1909: Novamente em Chicago, mas com nova data, último domingo de fevereiro, é realizado o Woman”s Day. O Partido Socialista Americano toma a frente.

1910: A terceira edição do Woman”s Day é realizada em Chicago e Nova Iorque, chamada pelo Partido Socialista, no último domingo de fevereiro.

Em Nova Iorque, é grande a participação de operárias devido a uma greve que paralisava as fábricas de tecido da cidade. Dos trinta mil grevistas, 80% eram mulheres. Essa greve durou três meses e acabou no dia 15/02, véspera do Woman”s Day.

Em maio, o Congresso do Partido Socialista Americano delibera que as delegadas ao Congresso da Internacional, que seria realizado em Copenhague, na Dinamarca, em agosto, defendam que a Internacional assuma o Dia Internacional da Mulher.

“Este deve ser comemorado no mundo inteiro, no último domingo de fevereiro, a exemplo do que já acontecia nos EUA”.

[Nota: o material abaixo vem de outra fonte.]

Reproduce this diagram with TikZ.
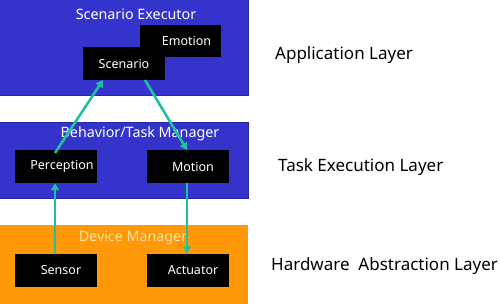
\documentclass[tikz,border=0pt]{standalone}
\usepackage{fontspec}
\setmainfont{Noto Sans}
\usetikzlibrary{arrows.meta}
\definecolor{layerblue}{RGB}{52,52,204}
\definecolor{layerblueedge}{RGB}{40,40,160}
\definecolor{layerorange}{RGB}{255,153,10}
\definecolor{arrowteal}{RGB}{32,192,160}
\definecolor{devtext}{RGB}{255,225,160}
\begin{document}
\begin{tikzpicture}[x=1pt,y=-1pt,
  bluelayer/.style={fill=layerblue,draw=layerblueedge,line width=0.8pt},
  orangelayer/.style={fill=layerorange,draw=none},
  module/.style={fill=black,draw=none,text=white,font=\fontsize{12.5}{14}\selectfont,minimum width=82pt,minimum height=33pt,inner sep=0pt},
  layertitle/.style={text=white,font=\fontsize{14.3}{16}\selectfont,inner sep=0pt},
  sidelabel/.style={text=black,font=\fontsize{17}{19}\selectfont,inner sep=0pt,anchor=west},
  flow/.style={draw=arrowteal,line width=2.6pt,-{Triangle[length=7pt,width=8pt]}}]
\useasboundingbox (0,0) rectangle (500,303);
\fill[white] (0,0) rectangle (500,303);
% layers
\path[bluelayer] (-1,-1) rectangle (248,95);
\path[bluelayer] (-1,122) rectangle (248,198);
\path[orangelayer] (-1,225) rectangle (248,304);
\node[layertitle] (exec) at (136,14) {Scenario Executor};
\node[layertitle] (btm) at (140,134) {Behavior/Task Manager};
% modules
\node[module,minimum width=81pt,minimum height=32pt] (emo) at (180.5,41) {\hspace*{12pt}Emotion};
\node[module,minimum width=82pt,minimum height=33pt] (scn) at (124,63.5) {Scenario};
\node[module] (per) at (56,166.5) {\hspace*{12pt}Perception};
\node[module] (mot) at (188,166.5) {\hspace*{10pt}Motion};
\node[module] (sen) at (56,270) {\hspace*{10pt}Sensor};
\node[module] (act) at (188,270) {\hspace*{10pt}Actuator};
\node[layertitle,text=devtext] (dev) at (133,238) {Device Manager};
% arrows
\coordinate (perTop) at (55,153);
\coordinate (scnBotL) at (103,80);
\coordinate (scnBotR) at (145,80);
\coordinate (motTop) at (187,150);
\draw[flow] (perTop) -- (scnBotL);
\draw[flow] (scnBotR) -- (motTop);
\draw[flow] (sen.north -| perTop) -- (per.south -| perTop);
\draw[flow] (mot.south -| motTop) -- (act.north -| motTop);
% side labels
\node[sidelabel] (app) at (275,55) {Application Layer};
\node[sidelabel] (task) at (278,167) {Task Execution Layer};
\node[sidelabel] (hal) at (271,266) {Hardware\ \ Abstraction Layer};
\end{tikzpicture}
\end{document}
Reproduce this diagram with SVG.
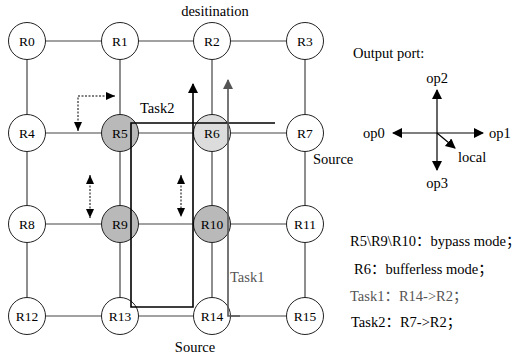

Em agosto, a 2ª Conferência Internacional da Mulher Socialista, realizada dois dias antes do Congresso, delibera que: “As mulheres socialistas de todas as nacionalidades organizarão (…) um dia das mulheres específico, cujo principal objetivo será a promoção do direito a voto para as mulheres”. Não é definida uma data específica.

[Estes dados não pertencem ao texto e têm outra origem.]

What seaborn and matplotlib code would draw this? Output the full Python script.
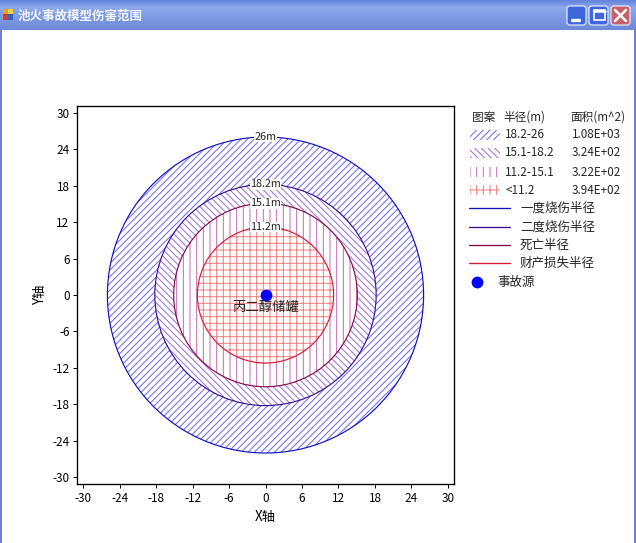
import numpy as np
import matplotlib
matplotlib.use("Agg")
import matplotlib.pyplot as plt
from matplotlib.patches import Circle, Rectangle, FancyBboxPatch
from matplotlib.colors import LinearSegmentedColormap
import seaborn as sns

# 池火事故伤害范围 data
radii = [26, 18.2, 15.1, 11.2]
radius_labels = ["26m", "18.2m", "15.1m", "11.2m"]
zone_ranges = ["18.2-26", "15.1-18.2", "11.2-15.1", "<11.2"]
zone_areas = ["1.08E+03", "3.24E+02", "3.22E+02", "3.94E+02"]
radius_names = ["一度烧伤半径", "二度烧伤半径", "死亡半径", "财产损失半径"]
source_x = [0]
source_y = [0]
source_name = "事故源"
tank_name = "丙二醇储罐"
window_title = "池火事故模型伤害范围"
ticks = list(range(-30, 31, 6))

# diagonal hatches count half as dense as straight ones
hatches = ["/" * 6, "\\" * 6, "|||", "+++"]
hatch_colors = ["#6a6af0", "#9a70d4", "#c470b0", "#f08080"]
line_colors = ["#1010c0", "#3a1090", "#850a4a", "#d81a3a"]

sns.set_theme(style="ticks")
plt.rcParams['font.family'] = ['Noto Sans CJK SC', 'DejaVu Sans']
plt.rcParams['axes.unicode_minus'] = False
plt.rcParams['hatch.linewidth'] = 0.6

fig = plt.figure(figsize=(5.3, 4.525), dpi=120)
fig.patch.set_facecolor('white')
ax = fig.add_axes([77/636, 59/543, 377/636, 378/543])
ax.set_facecolor('white')

# hatched zones, biggest first so inner ones cover
for r, h, hc in zip(radii, hatches, hatch_colors):
    ax.add_patch(Circle((0, 0), r, facecolor='white', edgecolor=hc,
                        hatch=h, linewidth=0, zorder=1))
for r, lc in zip(radii, line_colors):
    ax.add_patch(Circle((0, 0), r, fill=False, edgecolor=lc,
                        linewidth=0.7, zorder=2))
for r, lab in zip(radii, radius_labels):
    ax.text(0, r, lab, ha='center', va='center', fontsize=6.5, zorder=3,
            bbox=dict(facecolor='white', edgecolor='none', pad=0.2))

sns.scatterplot(x=source_x, y=source_y, color='#0000ff', s=50,
                linewidth=0, ax=ax, zorder=4, legend=False)
ax.text(0, -0.9, tank_name, ha='center', va='top', fontsize=8, zorder=4)

ax.set_xlim(-31, 31)
ax.set_ylim(-31.1, 31.1)
ax.set_xticks(ticks)
ax.set_yticks(ticks)
ax.tick_params(labelsize=7, length=2.5, width=0.6, color='black',
               labelcolor='black', pad=2)
for s in ax.spines.values():
    s.set_visible(True)
    s.set_color('black')
    s.set_linewidth(0.8)
ax.set_xlabel("X轴", fontsize=8, labelpad=3, color='black')
ax.set_ylabel("Y轴", fontsize=8, labelpad=3, color='black')

# overlay in pixel units for window chrome and the legend table
oax = fig.add_axes([0, 0, 1, 1], zorder=5)
oax.set_facecolor('none')
oax.axis('off')

cm = LinearSegmentedColormap.from_list(
    'bar', ['#6585dc', '#8ea9ec', '#7f9ce4', '#7894de', '#6e8ad6'])
grad = np.linspace(0, 1, 30).reshape(-1, 1)
oax.imshow(grad, extent=[0, 636, 30, 0], cmap=cm, aspect='auto')
oax.text(18, 16, window_title, color='#f4f6ff', fontsize=7.5,
         fontweight='bold', ha='left', va='center')
oax.add_patch(Rectangle((3, 9), 5, 5, facecolor='#e8a030', lw=0))
oax.add_patch(Rectangle((8, 9), 5, 5, facecolor='#f0d040', lw=0))
oax.add_patch(Rectangle((3, 14), 5, 6, facecolor='#d04020', lw=0))
oax.add_patch(Rectangle((8, 14), 5, 6, facecolor='#3060c0', lw=0))
for bx, fc in [(567, '#3d66dc'), (589, '#3d66dc'), (611, '#c8606a')]:
    oax.add_patch(FancyBboxPatch((bx, 6), 19, 19,
                                 boxstyle="round,pad=0,rounding_size=3",
                                 facecolor=fc, edgecolor='#e8eeff', lw=0.7))
oax.plot([572, 579], [20, 20], color='white', lw=2)
oax.add_patch(Rectangle((593.5, 10), 11, 10, fill=False, edgecolor='white', lw=1))
oax.plot([593.5, 604.5], [11, 11], color='white', lw=1.5)
oax.plot([615, 626], [10, 21], color='white', lw=1.5)
oax.plot([615, 626], [21, 10], color='white', lw=1.5)
oax.plot([1, 1], [30, 543], color='#7080d0', lw=1.2)
oax.plot([635, 635], [30, 543], color='#7080d0', lw=1.2)

# legend table
fs = 7
oax.text(472, 117, "图案", fontsize=fs, ha='left', va='center')
oax.text(503, 117, "半径(m)", fontsize=fs, ha='left', va='center')
oax.text(570, 117, "面积(m^2)", fontsize=fs, ha='left', va='center')
row_y = [135, 153, 172, 190]
for y, h, hc, rng, area in zip(row_y, hatches, hatch_colors, zone_ranges, zone_areas):
    oax.add_patch(Rectangle((470, y - 5), 30, 10, facecolor='white',
                            edgecolor=hc, hatch=h, lw=0))
    oax.text(505, y, rng, fontsize=fs, ha='left', va='center')
    oax.text(572, y, area, fontsize=fs, ha='left', va='center')
line_y = [208, 227, 245, 263]
for y, lc, name in zip(line_y, line_colors, radius_names):
    oax.plot([469, 510], [y, y], color=lc, lw=0.8)
    oax.text(520, y, name, fontsize=fs + 0.5, ha='left', va='center')
oax.scatter([477], [282], color='#0000ff', s=50, linewidths=0)
oax.text(497, 282, source_name, fontsize=fs + 0.5, ha='left', va='center')

oax.set_xlim(0, 636)
oax.set_ylim(543, 0)

fig.savefig("out.png", dpi=120)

1911: Durante uma nova greve de tecelãs e tecelões, em Nova Iorque, morrem 134 grevistas, a causa de um incêndio devido a péssimas condições de segurança.

Na Alemanha, Clara Zetkin lidera as comemorações do Dia da Mulher, em 19 de março. (Alexandra Kollontai diz que foi para comemorar um levante, na Prússia, em 1848, quando o rei prometeu às mulheres o direito de voto).

Nos Estados Unidos, o Dia da Mulher é comemorado em 26/02 e na Suécia, em 1º de Maio.

1912: Nos Estados Unidos, o Dia da Mulher é comemorado em 25/02.

1913: Na Alemanha, o Dia da Mulher é comemorado em 19/3.

Na Rússia é comemorado, pela primeira vez, o Dia da Mulher, em 3/3.

1914: Pela primeira vez, a Secretaria Internacional da Mulher Socialista, dirigida por Clara Zetkin, indica uma data única para a comemoração do Dia da Mulher: 8 de Março. Não há explicação sobre o porquê da data.

A orientação foi seguida na Alemanha, Suécia e Dinamarca.

Nos Estados Unidos, o Dia da Mulher foi comemorado em 19/03

1917: No dia 8 de Março de 1917 (27 de fevereiro no calendário russo) estoura uma greve das tecelãs de São Petersburgo. Esta greve gera uma grande manifestação e dá início à Revolução Russa.

1918: Alexandra Kollontai lidera, em 8/3, as comemorações pelo Dia Internacional da Mulher, em Moscou, e consagra o 8/3 em lembrança à greve do ano anterior, em São Petersburgo.

1921: A Conferência das Mulheres Comunistas aprova, na 3ª Internacional, a comemoração do Dia Internacional Comunista das Mulheres e decreta que, a partir de 1922, será celebrado oficialmente em 8 de Março.

1955: Dia 5/3, L´Humanité, jornal do PCF, fala pela primeira vez da greve de 1857, em Nova Iorque. Não fala da morte das 129 queimadas vivas.

1966: A Federação das Mulheres Comunistas da Alemanha Oriental retoma o Dia Internacional das Mulheres e, pela primeira vez, conta a versão das 129 mulheres queimadas vivas.

1969: Nos Estados Unidos, o movimento feminista ganha força. Em Berkley, é retomada a comemoração do Dia Internacional da Mulher.

1970: O jornal feminista Jornal da Libertação, em Baltimore, nos EUA consolida a versão do mito de 1857.

1975: A ONU decreta, 75-85, a Década da Mulher.

1977: A UNESCO encampa a data 8/3 como Dia da Mulher e repete a versão das 129 mulheres queimadas vivas.

1978: O prefeito de Nova Iorque decreta dia de festa, no município, o dia 8 de Março, em homenagem às 129 mulheres queimadas vivas.

No Brasil:

1945: O PCB cria a União Feminina contra a carestia.

1947: O 8 de Março é comemorado pela primeira vez no Brasil.

1948: Com o PCB na ilegalidade, a passeata do 8 de Março é proibida, no Rio.

1949: É editado, pela primeira vez, no Brasil, o livro de Alexandra Kollontai, A Nova Mulher e a Moral Sexual.

1950: Em 8 de Março, a Federação das Mulheres do Brasil retoma a comemoração do Dia Internacional da Mulher.